JAKARTA – Dalam hitungan hari, Kabinet yang dibentuk oleh Presiden dan Wakil Presiden terpilih, Prabowo Subianto dan Gibran Rakabuming Raka akan segera berlomba menjalankan strategi terbaiknya untuk mencapai pertumbuhan ekonomi sebesar 8%. Dari industri pertambangan muncul salah satu langkah kunci untuk mencapai target ini, langkah itu adalah hilirisasi industri pertambangan.

Setelah sukses di sektor nikel, hilirisasi kini dapat segera diperluas ke mineral kritis lainnya. Langkah ini yang kemudian diharapkan dapat menjadi salah satu pendorong utama pertumbuhan ekonomi dan ketahanan nasional Indonesia.

Hilirisasi nikel telah membuktikan bahwa pengolahan mineral di dalam negeri dapat meningkatkan nilai tambah secara signifikan. Ekspor produk olahan nikel melonjak dari US$3 miliar per tahun menjadi US$30 miliar pada 2022. Keberhasilan ini tidak hanya memperkuat posisi Indonesia dalam rantai pasok global, tetapi juga menciptakan lapangan kerja dan mengundang investasi asing, seperti Tsingshan Group dan LG Energy Solution. “Hilirisasi telah membuktikan kemampuannya untuk meningkatkan nilai tambah dan menumbuhkan industri dalam negeri,” ujar Feiral Rizky Batubara, Ketua Dewan Pembina Organisasi Diaspora Anak Muda Amankan Nusantara (AMAN), Sabtu(19/10/2024).

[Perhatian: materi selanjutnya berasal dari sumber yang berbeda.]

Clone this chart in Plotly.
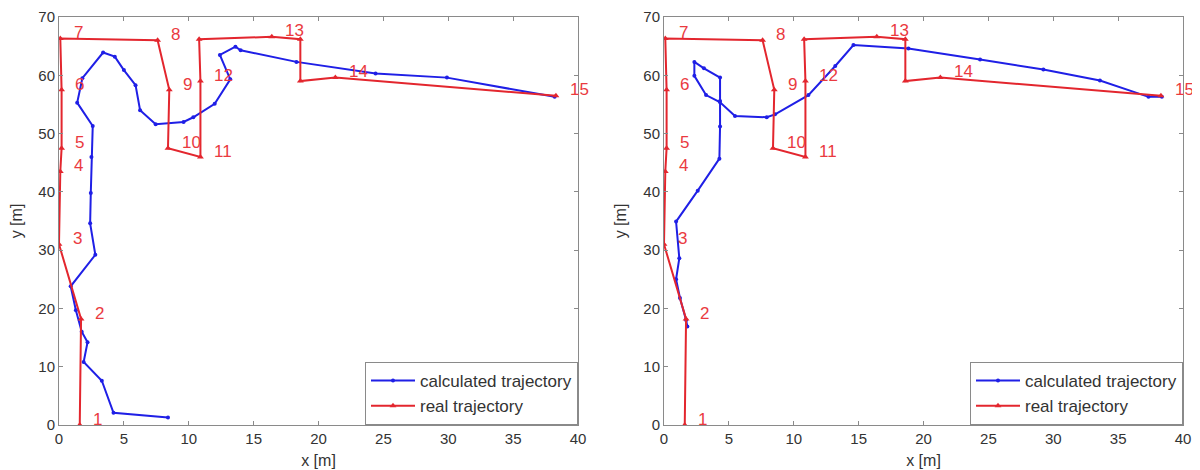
import plotly.graph_objects as go

# real trajectory (same in both panels)
real_x = [1.6, 1.7, 0.0, 0.1, 0.2, 0.2, 0.1, 7.6, 8.5, 8.4, 10.9, 10.9, 10.8, 16.4, 18.6, 18.6, 21.3, 38.3]
real_y = [0.0, 18.2, 31.0, 43.5, 47.5, 57.5, 66.3, 66.0, 57.5, 47.5, 46.0, 59.0, 66.2, 66.6, 66.2, 59.0, 59.6, 56.5]

# numbered reference points
label_text = [str(i) for i in range(1, 16)]
label_x = [1.6, 1.7, 0.0, 0.1, 0.2, 0.2, 0.1, 7.6, 8.5, 8.4, 10.9, 10.9, 16.4, 21.3, 38.3]
label_y = [0.0, 18.2, 31.0, 43.5, 47.5, 57.5, 66.3, 66.0, 57.5, 47.5, 46.0, 59.0, 66.6, 59.6, 56.5]

# calculated trajectory, left panel
calc1_x = [8.4, 4.2, 3.3, 1.9, 2.2, 1.75, 1.3, 0.9, 2.8, 2.4, 2.45, 2.5, 2.6, 1.4, 1.8, 3.4, 4.3, 5.0,
           5.9, 6.25, 7.45, 9.6, 10.35, 12.0, 13.2, 12.4, 13.6, 14.0, 18.3, 24.4, 29.9, 38.2]
calc1_y = [1.3, 2.1, 7.6, 10.8, 14.2, 16.0, 19.7, 23.8, 29.2, 34.6, 39.8, 46.0, 51.3, 55.3, 59.5, 63.9, 63.2, 60.9,
           58.3, 54.0, 51.6, 52.0, 52.8, 55.1, 59.3, 63.5, 64.9, 64.3, 62.3, 60.3, 59.6, 56.3]

# calculated trajectory, right panel
calc2_x = [1.8, 1.7, 1.23, 0.93, 1.18, 0.93, 2.6, 4.27, 4.32, 4.32, 4.32, 3.08, 2.34, 2.34, 3.24, 4.3, 5.47,
           7.92, 8.56, 11.13, 13.2, 14.6, 18.84, 24.36, 29.24, 33.6, 37.34, 38.37]
calc2_y = [16.9, 18.0, 21.8, 25.0, 28.6, 34.9, 40.2, 45.7, 51.2, 55.6, 59.6, 61.2, 62.3, 59.9, 56.6, 55.4, 53.0,
           52.8, 53.3, 56.6, 61.6, 65.2, 64.6, 62.7, 61.0, 59.1, 56.3, 56.3]

x_ticks = [0, 5, 10, 15, 20, 25, 30, 35, 40]
y_ticks = [0, 10, 20, 30, 40, 50, 60, 70]

BLUE = "#1f1fe6"
RED = "#e3262e"
LABEL_RED = "#ea3a3f"
FONT = "Arial, Liberation Sans, Helvetica, sans-serif"

# the page body has an 8px margin: size the figure to fit the window
W, H, OFF = 1192, 462, 8


def fx(px):
    return (px - OFF) / W


def fy(py):
    return 1 - (py - OFF) / H


fig = go.Figure()

panels = [("x", "y", "legend", calc1_x, calc1_y), ("x2", "y2", "legend2", calc2_x, calc2_y)]
for xa, ya, lg, cx, cy in panels:
    fig.add_trace(go.Scatter(
        x=cx, y=cy, xaxis=xa, yaxis=ya, legend=lg, mode="lines+markers",
        name="calculated trajectory", line=dict(color=BLUE, width=2),
        marker=dict(color=BLUE, size=4, symbol="circle")))
    fig.add_trace(go.Scatter(
        x=real_x, y=real_y, xaxis=xa, yaxis=ya, legend=lg, mode="lines+markers",
        name="real trajectory", line=dict(color=RED, width=2),
        marker=dict(color=RED, size=6, symbol="triangle-up")))
    for t, lx, ly in zip(label_text, label_x, label_y):
        fig.add_annotation(x=lx + 0.9, y=ly + 1.0, xref=xa, yref=ya, text=t, showarrow=False,
                           xanchor="left", yanchor="middle",
                           font=dict(family=FONT, size=17, color=LABEL_RED))

axis_common = dict(showline=True, linecolor="#8a8a8a", linewidth=1, mirror="ticks",
                   ticks="inside", ticklen=4, tickcolor="#8a8a8a", showgrid=False,
                   zeroline=False, automargin=False,
                   tickfont=dict(family=FONT, size=15, color="#333333"))

ydom = [fy(425), fy(17)]
legend_common = dict(yanchor="bottom", xanchor="right", y=ydom[0],
                     bgcolor="white", bordercolor="#8a8a8a", borderwidth=1,
                     font=dict(family=FONT, size=17, color="#333333"), tracegroupgap=0,
                     itemwidth=44)
fig.update_layout(
    width=W, height=H,
    margin=dict(l=0, r=0, t=0, b=0),
    paper_bgcolor="white", plot_bgcolor="white",
    font=dict(family=FONT, color="#333333"),
    xaxis=dict(domain=[fx(59), fx(578)], range=[0, 40], tickvals=x_ticks, anchor="y",
               title=dict(text="x [m]", font=dict(size=16), standoff=8), **axis_common),
    yaxis=dict(domain=ydom, range=[0, 70], tickvals=y_ticks, anchor="x",
               title=dict(text="y [m]", font=dict(size=16), standoff=12), **axis_common),
    xaxis2=dict(domain=[fx(664), fx(1183)], range=[0, 40], tickvals=x_ticks, anchor="y2",
                title=dict(text="x [m]", font=dict(size=16), standoff=8), **axis_common),
    yaxis2=dict(domain=ydom, range=[0, 70], tickvals=y_ticks, anchor="x2",
                title=dict(text="y [m]", font=dict(size=16), standoff=12), **axis_common),
    legend=dict(x=fx(578), **legend_common),
    legend2=dict(x=fx(1183), **legend_common),
)

fig.write_html("out.html")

Setelah nikel, pemerintah kini dapat berfokus pada mineral kritis lainnya, seperti tembaga, bauksit, timah, dan kobalt, yang memainkan peran penting dalam teknologi tinggi, energi terbarukan, dan infrastruktur. Indonesia memiliki potensi besar di sektor ini. Smelter tembaga PT Freeport Indonesia di Gresik, misalnya, mampu memproses 1,7 juta ton konsentrat tembaga per tahun, meningkatkan nilai tembaga dari US$4,36 per ton menjadi US$6.049 per ton. Dengan investasi ini, potensi pendapatan negara dapat meningkat hingga US$2 miliar per tahun.

Hilirisasi bauksit juga terus dipercepat. PT Indonesia Asahan Aluminium dan PT Aneka Tambang Tbk membangun smelter grade alumina refinery (SGAR) di Kalimantan, yang diharapkan mampu secara bertahap menghentikan impor aluminium dan menghemat devisa sebesar US$34,8 miliar. Peningkatan kapasitas hilirisasi bauksit ini menjadi langkah strategis untuk mengurangi ketergantungan pada impor bahan baku.

Indonesia juga memiliki cadangan timah yang sangat besar, mencapai 23% dari total cadangan dunia. Saat ini, hilirisasi timah masih terbatas pada produksi ingot. Namun, PT Timah Tbk sedang mengembangkan teknologi Ausmelt Furnace yang akan meningkatkan kapasitas dan efisiensi produksi, sehingga dapat menghasilkan produk bernilai tambah seperti solder dan komponen elektronik. “Indonesia perlu memperkuat hilirisasi timah agar mampu menciptakan produk dengan nilai tambah lebih tinggi,” ungkap Feiral.

Kobalt, mineral penting lainnya, menyimpan potensi besar untuk pengembangan industri baterai nasional. Dengan cadangan 600 ribu ton, hilirisasi kobalt dapat menjadi kunci dalam mendukung rantai pasok baterai kendaraan listrik (EV) global. Saat ini, pengolahan kobalt masih terbatas dan menyatu dengan nikel, namun perlu adanya investasi langsung untuk memproduksi katoda berbasis nikel-kobalt yang akan memaksimalkan nilai tambah.

Dengan memperluas hilirisasi dari nikel ke mineral kritis lainnya, pemerintah Indonesia dapat meningkatkan pendapatan negara, menciptakan lapangan kerja, dan memperkuat posisi Indonesia dalam industri global. “Hilirisasi adalah kunci untuk mencapai pertumbuhan ekonomi yang lebih tinggi dan berkelanjutan. Melalui hilirisasi mineral, industri pertambangan Republik Indonesia diharapkan dapat turut serta bergotong royong menggerakkan perekonomian negara hingga dapat mencapai pertumbuhan ekonomi 8% dan mendukung pencapaian visi Indonesia Emas 2045 di masa pemerintahan Presiden terpilih Bapak Prabowo Subianto dan Wakil Presiden Terpilih Bapak Gibran Rakabuming Raka,” ujar Feiral.